It’s official: overseas investment in UK commercial real estate is on the rise. Even better, it’s expected to keep soaring over the next 3 to 6 months. And according to a confidence survey of real estate professionals by Lloyds Bank Commercial, this is having a hugely positive impact on the commercial property finance market.

The survey showed:

• 60% of UK investors see overseas investment in UK commercial property as a huge plus
• 70% of fund managers are confident about the future of UK commercial real estate
• 73% of larger sized businesses demonstrated similar confidence in the market
• 17% of all survey participants said they’d altered their business investment activity due to the influx of overseas capital
• 40% of larger businesses have changed their business investment plans due to the influx of overseas capital

Commenting on these results, John Feeney, global head of commercial real estate at Lloyds Bank Commercial Bank had this to say:

“For many regional commercial property operators the influx of foreign capital has widened the range of exit options and shifted focus away from UK institutional buyers.

“Further a variety of foreign buyers are now active in regional UK markets including sovereign buyers seeking stabilised assets and more opportunistic investors willing to take asset management risk,”

Despite this optimism about the overseas investment in UK real estate increasing over the next 3 to 6 months, about 25% to 36% believe that the market is actually going to level out. This was backed up by the Spring 2014 Certified Professional Contracts Manager (CPCM) report, which said that only 3% of major businesses thought prices would stay the same compared to 30% in this latest Lloyds survey.

“The UK’s market has soaked up a lot of capital over a short period of time and some investors, such as private equity funds, are turning their attention to the nascent investment market recovery in certain Eurozone countries particularly in the periphery,” said Feeney.

“The UK market is further advanced in the recovery and so our latest CPCM reflects a tempering of enthusiasm and the return of more normal levels of activity. Confidence still remains far higher by 55 index points for businesses and 94 points for fund managers than at the same stage two years ago,” he pointed out.

Interestingly enough, this observation actually differed between regions.

For instance, at the time of the survey (which took place prior to the Scottish referendum), those expecting a commercial property finance market upturn in Scotland dropped from 80% in April to 67%. London and North West-based Small and Medium-sized Enterprises were more confident about their own prospects over the next three to six months than of the market in general.

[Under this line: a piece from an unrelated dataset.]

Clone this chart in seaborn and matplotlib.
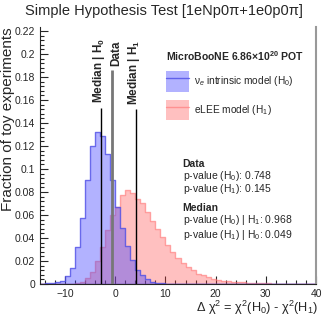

The regional differences were best summed up by Mark Ellis, managing director of SME real estate for Lloyds Bank Commercial Banking:

“Confidence remains high across the UK, particularly when SMEs consider their own business prospects. However, in Scotland there are signs that political uncertainty had an impact on those responding to our survey. With the referendum now concluded we’d expect optimism to increase.”

“London continues to buck the trend, however, as does the North West. Both markets have had incredibly strong years so far with occupier and investment activity continuing to rise. It’s reasonable to see more capacity for growth in each too, particularly in the North West which is still edging past its pre-crisis peak,” he added.

So going into 2015, the UK commercial property finance market is riding a positive wave of overseas investment interest. And as we wrap up 2014, now is the time to adjust your plans to take advantage of this trend in the new year.